The  rest  of  the fights that follow just don’t match  up to the sheer velocity and  impact  of  the fight  in the  bus. The Russian mafia chipping in with a torrent of violence left me  cold. There is a  shootout in  Hutch’s home where he  locks  his family into the basement and  takes care  of the  mess, with bodies lying on sofas tables and every empty  space, which seems  too cold and calculated to  appear as a spontenous gesture of violence.

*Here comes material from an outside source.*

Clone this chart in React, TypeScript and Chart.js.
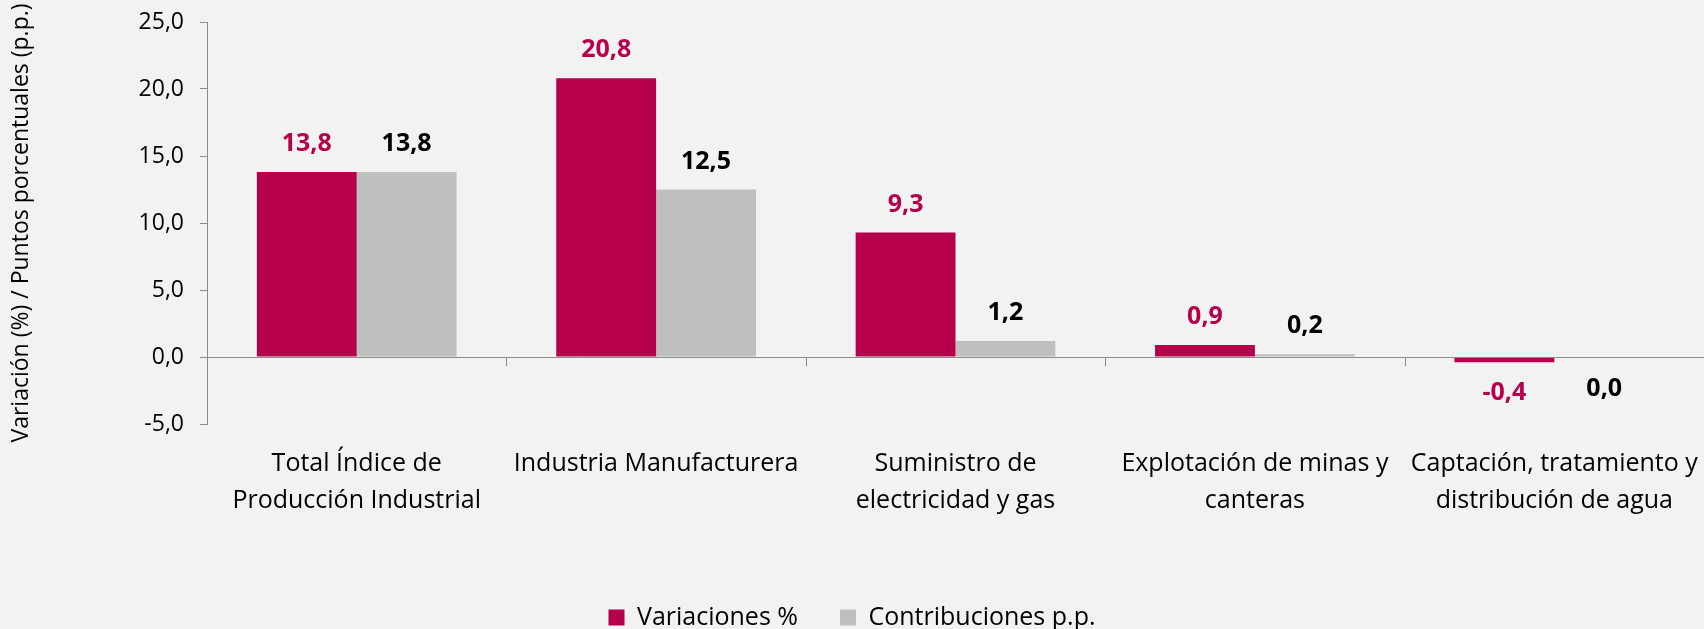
import React, { useEffect, useRef } from "react";
import { Chart, registerables } from "chart.js";

Chart.register(...registerables);

const categories: (string | string[])[] = [
  ["Total Índice de", "Producción Industrial"],
  "Industria Manufacturera",
  ["Suministro de", "electricidad y gas"],
  ["Explotación de minas y", "canteras"],
  ["Captación, tratamiento y", "distribución de agua"],
];
const variaciones: number[] = [13.8, 20.8, 9.3, 0.9, -0.4];
const contribuciones: number[] = [13.8, 12.5, 1.2, 0.2, -0.01];
const seriesNames: string[] = ["Variaciones %", "Contribuciones p.p."];
const yTitle = "Variación (%) / Puntos porcentuales (p.p.)";

const MAGENTA = "#B7004B";
const GRAY = "#BFBFBF";
const AXIS = "#8C8C8C";
const FONT = "'Open Sans', 'Noto Sans', sans-serif";

const fmt = (v: number) => v.toFixed(1).replace(".", ",").replace("-0,0", "0,0");

const labelPlugin = {
  id: "barLabels",
  afterDatasetsDraw(chart: any) {
    const ctx = chart.ctx;
    ctx.save();
    ctx.font = `bold 25px ${FONT}`;
    ctx.textAlign = "center";
    ctx.textBaseline = "middle";
    chart.data.datasets.forEach((ds: any, di: number) => {
      const meta = chart.getDatasetMeta(di);
      meta.data.forEach((el: any, i: number) => {
        const v = ds.data[i] as number;
        const y = v >= 0 ? el.y - 28 : Math.max(el.y, el.base) + 31;
        ctx.fillStyle = di === 0 ? MAGENTA : "#000000";
        ctx.fillText(fmt(v), el.x, y);
      });
    });
    ctx.restore();
  },
};

const axisPlugin = {
  id: "zeroAxisTicks",
  afterDatasetsDraw(chart: any) {
    const ctx = chart.ctx;
    const xs = chart.scales.x;
    const ys = chart.scales.y;
    const y0 = Math.round(ys.getPixelForValue(0));
    ctx.save();
    ctx.strokeStyle = AXIS;
    ctx.lineWidth = 1;
    ctx.beginPath();
    ctx.moveTo(chart.chartArea.left, y0 + 0.5);
    ctx.lineTo(chart.chartArea.right, y0 + 0.5);
    const n = chart.data.labels.length;
    const w = xs.getPixelForValue(1) - xs.getPixelForValue(0);
    for (let i = 1; i <= n; i++) {
      const x = Math.round(xs.getPixelForValue(i - 1) + w / 2) + 0.5;
      ctx.moveTo(x, y0);
      ctx.lineTo(x, y0 + 9);
    }
    ctx.stroke();
    ctx.restore();
  },
};

export default function App() {
  const ref = useRef<HTMLCanvasElement>(null);
  useEffect(() => {
    document.body.style.margin = "0";
    document.body.style.background = "#F2F2F2";
    if (!ref.current) return;
    const chart = new Chart(ref.current, {
      type: "bar",
      data: {
        labels: categories,
        datasets: [
          {
            label: seriesNames[0],
            data: variaciones,
            backgroundColor: MAGENTA,
            barPercentage: 1,
            categoryPercentage: 0.667,
          },
          {
            label: seriesNames[1],
            data: contribuciones,
            backgroundColor: GRAY,
            barPercentage: 1,
            categoryPercentage: 0.667,
          },
        ],
      },
      options: {
        animation: false,
        responsive: true,
        maintainAspectRatio: false,
        layout: { padding: { left: 0, right: 0, top: 0, bottom: -11 } },
        plugins: {
          tooltip: { enabled: false },
          legend: {
            position: "bottom",
            labels: {
              boxWidth: 16,
              boxHeight: 16,
              padding: 42,
              color: "#000",
              font: { family: FONT, size: 25 },
            },
          },
        },
        scales: {
          x: {
            grid: { display: false, drawTicks: false },
            border: { display: false },
            ticks: {
              color: "#000",
              padding: 21,
              maxRotation: 0,
              autoSkip: false,
              font: { family: FONT, size: 25, lineHeight: 1.48 },
            },
            afterFit: (s: any) => {
              s.height = 139;
              s.paddingLeft = 0;
              s.paddingRight = 0;
            },
          },
          y: {
            min: -5,
            max: 25,
            ticks: {
              stepSize: 5,
              color: "#000",
              padding: 16,
              font: { family: FONT, size: 23 },
              callback: (v: any) => fmt(Number(v)),
            },
            grid: {
              drawOnChartArea: false,
              drawTicks: true,
              tickLength: 7,
              tickColor: AXIS,
            },
            border: { display: true, color: AXIS },
            title: {
              display: true,
              text: yTitle,
              color: "#000",
              font: { family: FONT, size: 23 },
              padding: { top: 8, bottom: 0 },
            },
            afterFit: (s: any) => {
              s.width = 207;
              s.paddingTop = 22;
              s.paddingBottom = 0;
            },
          },
        },
      },
      plugins: [labelPlugin, axisPlugin],
    });
    return () => chart.destroy();
  }, []);
  return (
    <div style={{ width: 1704, height: 629, background: "#F2F2F2", position: "relative" }}>
      <canvas ref={ref} />
    </div>
  );
}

 More  liberating in its  impact is the  role of Hutch’s  father a retired  FBI agent,played  by veteran  Christopher  Lloyd, whose  mob-hatred  gets re-ignited when his son is under attack. The  fury  that is  plastered across every  frame  is  palpable. But that sense  of justice which the  common man is expected to feel after he erupts,  is missing.  You see, we  were deceived.Hutch is  not  a  common man. He is a hellraiser . He deserved a  better screenplay.